CLASS-UA 409 Ancient Religion
R 2:00-4:45, Barbara Kowalzig
The period from the beginnings of Greek religion until the spread of Christianity spans over 2,000 years and many approaches to religious and moral issues. Traces developments such as Olympian gods of Homer and Hesiod; hero worship; public and private religion; views of death, the soul, and afterlife; Dionysus; Epicureanism; and Stoicism. Deals with changes in Greek religion during the Roman republic and early empire and the success of Christians in converting pagans in spite of official persecution.
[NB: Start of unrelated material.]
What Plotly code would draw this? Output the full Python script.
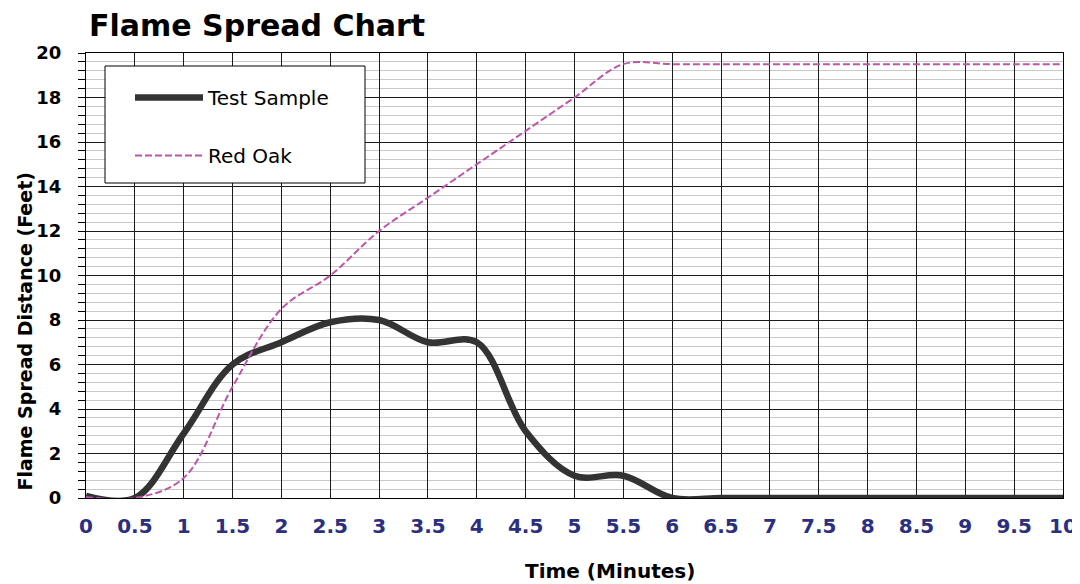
import plotly.graph_objects as go

time_min = [0, 0.5, 1, 1.5, 2, 2.5, 3, 3.5, 4, 4.5, 5, 5.5, 6, 6.5, 7, 7.5, 8, 8.5, 9, 9.5, 10]
test_sample = [0.1, 0, 2.9, 6, 7, 7.9, 8, 7, 7, 3, 1, 1, 0, 0, 0, 0, 0, 0, 0, 0, 0]
red_oak = [0.05, 0, 0.9, 5, 8.5, 10, 12, 13.5, 15, 16.5, 18, 19.5, 19.5, 19.5, 19.5, 19.5, 19.5, 19.5, 19.5, 19.5, 19.5]

x_ticks = [0, 0.5, 1, 1.5, 2, 2.5, 3, 3.5, 4, 4.5, 5, 5.5, 6, 6.5, 7, 7.5, 8, 8.5, 9, 9.5, 10]
x_tick_labels = ["0", "0.5", "1", "1.5", "2", "2.5", "3", "3.5", "4", "4.5", "5", "5.5", "6", "6.5", "7", "7.5", "8", "8.5", "9", "9.5", "10"]
y_ticks = [0, 2, 4, 6, 8, 10, 12, 14, 16, 18, 20]

FONT = "DejaVu Sans"

# The page body has an 8px margin, so the figure is sized to fit the window.
W, H = 1072, 576
L, R, T, B = 78, 17, 45, 86
PW = W - L - R
PH = H - T - B


def px_x(x):
    return (x - L) / PW


def px_y(y):
    return 1 - (y - T) / PH


fig = go.Figure()
fig.add_trace(go.Scatter(
    x=time_min, y=test_sample, name="Test Sample", mode="lines",
    line=dict(color="#333333", width=6.5, shape="spline", smoothing=1),
    legendgroup="a",
))
fig.add_trace(go.Scatter(
    x=time_min, y=red_oak, name="Red Oak", mode="lines",
    line=dict(color="#C055A8", width=2, shape="spline", smoothing=1, dash="7px,3px"),
    legendgroup="b",
))

fig.update_layout(
    width=W, height=H,
    margin=dict(l=L, r=R, t=T, b=B, autoexpand=False),
    paper_bgcolor="white", plot_bgcolor="white",
    title=dict(text="<b>Flame Spread Chart</b>", x=81 / W, xanchor="left", xref="container",
               y=1 - 17.5 / H, yanchor="middle", yref="container",
               font=dict(family=FONT, size=30, color="black")),
    showlegend=True,
    legend=dict(x=px_x(122), y=px_y(70), xanchor="left", yanchor="top",
                bgcolor="rgba(0,0,0,0)", borderwidth=0,
                font=dict(family=FONT, size=20, color="black"),
                traceorder="grouped", tracegroupgap=29, itemwidth=68),
    xaxis=dict(range=[0, 10], tickvals=x_ticks, ticktext=x_tick_labels,
               showgrid=True, gridcolor="#1a1a1a", gridwidth=1,
               showline=True, linecolor="black", linewidth=1, mirror=True,
               ticks="", zeroline=False, automargin=False,
               tickfont=dict(family=FONT, size=20, color="#2B2F80", weight="bold"),
               ticklabelstandoff=10),
    yaxis=dict(range=[0, 20], tickvals=y_ticks,
               showgrid=True, gridcolor="#1a1a1a", gridwidth=1,
               showline=True, linecolor="black", linewidth=1, mirror=True,
               ticks="outside", ticklen=7, tickcolor="black", zeroline=False, automargin=False,
               minor=dict(dtick=0.4, showgrid=True, gridcolor="#c8c8c8", gridwidth=1,
                          ticks="outside", ticklen=7, tickcolor="black"),
               tickfont=dict(family=FONT, size=18, color="black", weight="bold"),
               ticklabelstandoff=13),
    shapes=[
        dict(type="rect", xref="paper", yref="paper",
             x0=px_x(97), x1=px_x(357), y0=px_y(175), y1=px_y(58),
             fillcolor="white", line=dict(color="black", width=1), layer="above"),
    ],
    annotations=[
        dict(text="<b>Time (Minutes)</b>", xref="paper", yref="paper",
             x=px_x(601.7), y=px_y(563), xanchor="center", yanchor="middle",
             showarrow=False, font=dict(family=FONT, size=20, color="black")),
        dict(text="<b>Flame Spread Distance (Feet)</b>", xref="paper", yref="paper",
             x=px_x(16), y=px_y(323.5), xanchor="center", yanchor="middle",
             textangle=-90, showarrow=False, font=dict(family=FONT, size=19, color="black")),
    ],
)

fig.write_html("out.html")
CLASS-UA 701 Socrates and His Critics
TR 11:00-12:15, Vincent Renzi
Despite having written nothing himself, Socrates is—if not the most influential—certainly one of the most influential intellectual figures in the Western tradition, for it is with Socrates that “philosophy” seems first to move from natural history to an explicit concern for human affairs. Indeed, so great is the magnitude of this change that we continue to term earlier thinkers “pre-Socratic philosophers.” His stature is marked again in the name given to a distinctive form of philosophical literature, the Socratic discourse, and an approach to philosophical inquiry and instruction, the Socratic method. In antiquity, his thought, importantly, inspired Plato, Xenophon, the Stoics, the Skeptics, and the Cynics, beyond those thinkers stretching to influence in Rome and Judea...and four centuries before the presumed time of Jesus, Socrates had already suffered martyrdom for his idiosyncratic political, philosophical, and religious views. In modernity, his life both fascinates and repels the attention, notably, of Nietzsche; though criticisms of his mode of existence he had already endured in his own time at the hands of the comedian Aristophanes, among others.
CLASS-UA 856 Engaging Early Christian Theology (same as RELST-UA 840.001)
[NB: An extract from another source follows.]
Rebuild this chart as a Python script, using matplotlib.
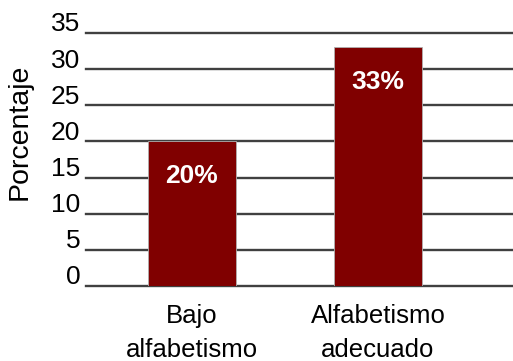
import matplotlib.pyplot as plt
import matplotlib.transforms as mtransforms
import numpy as np

plt.rcParams['font.family'] = ['Liberation Sans', 'DejaVu Sans']

categories = ["Bajo\nalfabetismo", "Alfabetismo\nadecuado"]
values = [20, 33]
labels = ["20%", "33%"]
yticks = [0, 5, 10, 15, 20, 25, 30, 35]

fig = plt.figure(figsize=(5.13, 3.61), dpi=100)
ax = fig.add_axes([0.1676, 0.2078, 0.8324, 0.7008])

x = np.arange(len(categories))
for y in yticks:
    ax.axhline(y, color='#404040', linewidth=1.7, zorder=1, clip_on=False)
ax.bar(x, values, width=0.47, color='#800000', edgecolor='#b0b0b0', linewidth=0.6, zorder=2)

# percent labels inside the bars
for xi, v, lab in zip(x, values, labels):
    ax.annotate(lab, (xi, v), xytext=(0, -25), textcoords='offset points',
                ha='center', va='center', color='white', fontsize=19, fontweight='bold')

ax.set_xlim(-0.57, 1.726)
ax.set_ylim(0, 35)
ax.set_yticks(yticks)
ax.set_xticks(x)
ax.set_xticklabels(categories, fontsize=18.5, linespacing=1.5)
ax.tick_params(axis='y', labelsize=19, length=0, pad=4)
ax.tick_params(axis='x', length=0, pad=13)
for s in ax.spines.values():
    s.set_visible(False)

# tick labels sit above their gridlines
offset = mtransforms.ScaledTranslation(0, 11 / 100, fig.dpi_scale_trans)
for lab in ax.get_yticklabels():
    lab.set_transform(lab.get_transform() + offset)

ax.set_ylabel("Porcentaje", fontsize=20.5)
ax.yaxis.set_label_coords(-0.124, 0.609)

fig.savefig("out.png", dpi=100)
MW 9:30-10:45, Adam Becker
CLASS-UA 873 Advanced Latin
MW 9:30-10:45, Matthew Santirocco
This course will focus especially on Roman elegiac poetry. Personal or subjective love elegy was, like satire, a genre that the Romans could legitimately claim to have invented. This course will read selected poems by the major elegists, Propertius, Tibullus, and Ovid, as well as several elegies by Catullus, a precursor in the genre, and the short works of Sulpicia, the only woman whose writing has come down to us from classical Rome. At once highly sophisticated and deeply moving, these poems explore love not only on its own terms, but also in the context of recent Roman history (the civil wars and the transformation of the republic into the Augustan principate). They also explore love in the context of Roman cultural norms, which ostensibly championed a very different set of values, social behavior, and artistic expression. This historical and cultural context forms the backdrop of these poems, which at once challenge, exploit, and coopt it. The course will focus primarily on close reading and literary critical interpretation of the poems, with some attention to their historical and political background, the role of literary patronage (Maecenas and Messalla) in their production, their creative use of literary and mythological allusion, and the way they exemplify Hellenistic literary theory (Callimachean aesthetics). Prerequisite: CLASS-UA 6 OR four years of secondary school Latin, or the equivalent.
CLASS-UA 974 Advanced Greek
TR 2:00-3:15, Marko Mahling
Readings of several speeches from the major Attic orators (Lysias, Aeschines, and Demosthenes). The course also examines the role of law in Athenian society, procedure in the Athenian courts, and rhetorical education and training. Prerequisite: CLASS-UA 10 OR four years of secondary school Greek.